*Written instruction*
Repeat exactly the lines running from the first line of the data to the line containing "(0,0) rectangle (1065,1137);", both ends included, and nothing else; drop the pictures.

*Information provided*
## Begin

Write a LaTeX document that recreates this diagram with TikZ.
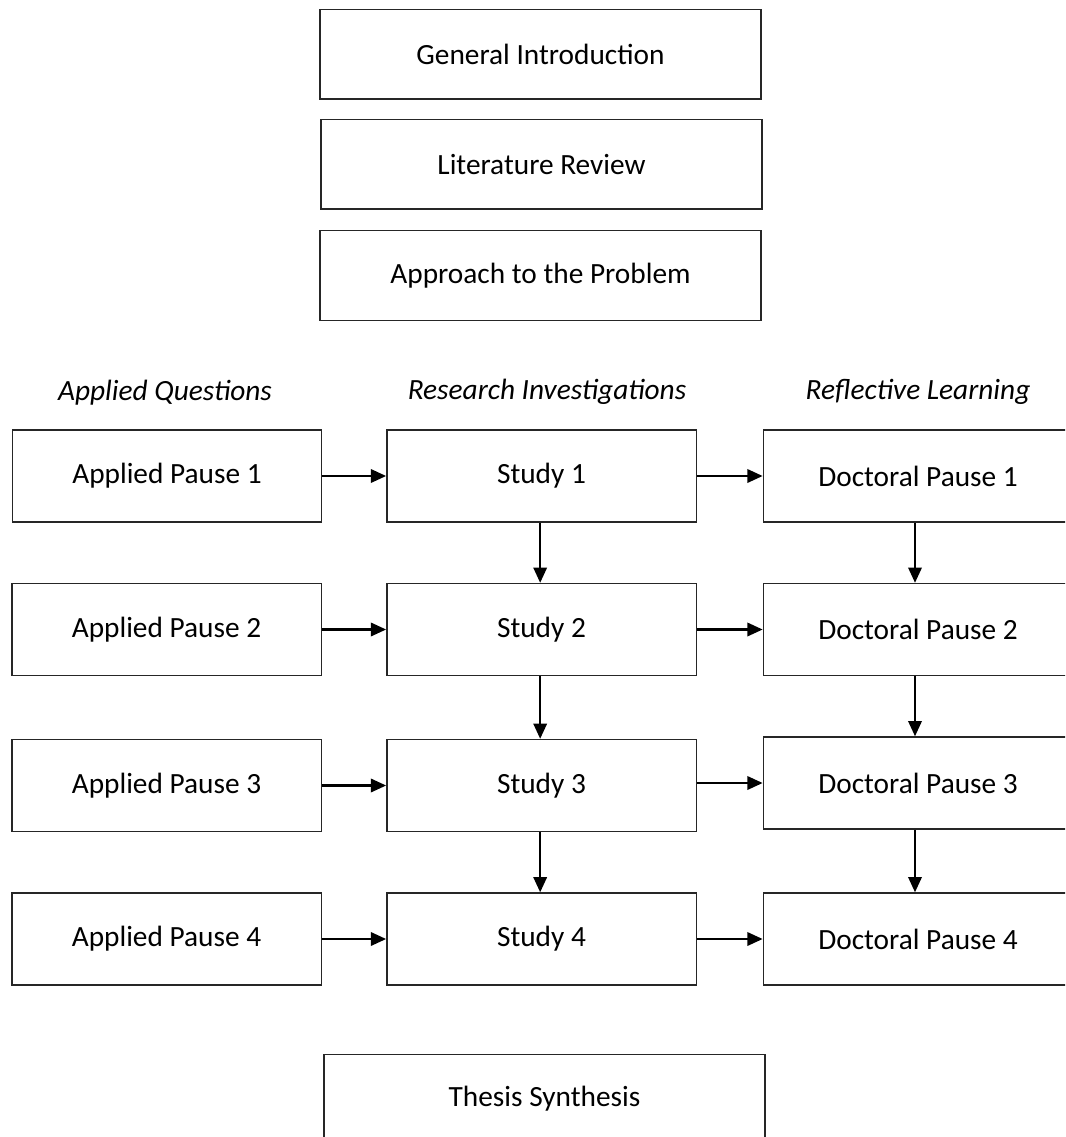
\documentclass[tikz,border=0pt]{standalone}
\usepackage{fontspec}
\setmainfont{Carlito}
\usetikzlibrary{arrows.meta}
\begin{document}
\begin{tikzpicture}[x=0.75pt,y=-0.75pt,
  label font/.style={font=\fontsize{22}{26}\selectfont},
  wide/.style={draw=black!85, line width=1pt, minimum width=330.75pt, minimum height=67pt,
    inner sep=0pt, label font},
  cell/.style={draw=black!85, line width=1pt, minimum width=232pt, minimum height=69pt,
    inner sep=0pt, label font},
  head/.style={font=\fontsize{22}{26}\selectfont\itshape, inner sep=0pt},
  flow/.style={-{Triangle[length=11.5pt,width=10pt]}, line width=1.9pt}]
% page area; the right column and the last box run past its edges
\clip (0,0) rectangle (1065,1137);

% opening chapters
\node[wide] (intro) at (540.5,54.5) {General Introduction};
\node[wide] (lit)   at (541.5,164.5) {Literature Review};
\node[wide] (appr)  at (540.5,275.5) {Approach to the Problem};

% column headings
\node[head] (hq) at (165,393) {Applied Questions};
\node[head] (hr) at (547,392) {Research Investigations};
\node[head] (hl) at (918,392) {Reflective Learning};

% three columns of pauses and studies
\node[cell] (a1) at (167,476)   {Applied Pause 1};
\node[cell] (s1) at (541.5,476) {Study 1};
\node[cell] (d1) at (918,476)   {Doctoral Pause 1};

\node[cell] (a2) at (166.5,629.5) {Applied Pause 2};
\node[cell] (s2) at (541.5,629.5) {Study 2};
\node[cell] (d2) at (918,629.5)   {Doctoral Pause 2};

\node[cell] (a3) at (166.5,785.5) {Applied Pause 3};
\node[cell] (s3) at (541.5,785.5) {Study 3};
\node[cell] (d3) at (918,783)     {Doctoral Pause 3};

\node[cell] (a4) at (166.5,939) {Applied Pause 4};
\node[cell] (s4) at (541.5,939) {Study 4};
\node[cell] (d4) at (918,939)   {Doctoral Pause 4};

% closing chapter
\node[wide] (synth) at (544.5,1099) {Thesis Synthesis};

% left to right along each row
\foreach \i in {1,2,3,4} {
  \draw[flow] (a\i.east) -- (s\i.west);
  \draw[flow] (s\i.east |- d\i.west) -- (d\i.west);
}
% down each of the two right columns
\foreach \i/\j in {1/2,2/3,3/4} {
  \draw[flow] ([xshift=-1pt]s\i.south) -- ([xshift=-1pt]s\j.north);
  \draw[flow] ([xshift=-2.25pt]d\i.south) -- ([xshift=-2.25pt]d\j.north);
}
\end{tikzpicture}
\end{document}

## End

*Worked answer*
Write a LaTeX document that recreates this diagram with TikZ.
\documentclass[tikz,border=0pt]{standalone}
\usepackage{fontspec}
\setmainfont{Carlito}
\usetikzlibrary{arrows.meta}
\begin{document}
\begin{tikzpicture}[x=0.75pt,y=-0.75pt,
  label font/.style={font=\fontsize{22}{26}\selectfont},
  wide/.style={draw=black!85, line width=1pt, minimum width=330.75pt, minimum height=67pt,
    inner sep=0pt, label font},
  cell/.style={draw=black!85, line width=1pt, minimum width=232pt, minimum height=69pt,
    inner sep=0pt, label font},
  head/.style={font=\fontsize{22}{26}\selectfont\itshape, inner sep=0pt},
  flow/.style={-{Triangle[length=11.5pt,width=10pt]}, line width=1.9pt}]
% page area; the right column and the last box run past its edges
\clip (0,0) rectangle (1065,1137);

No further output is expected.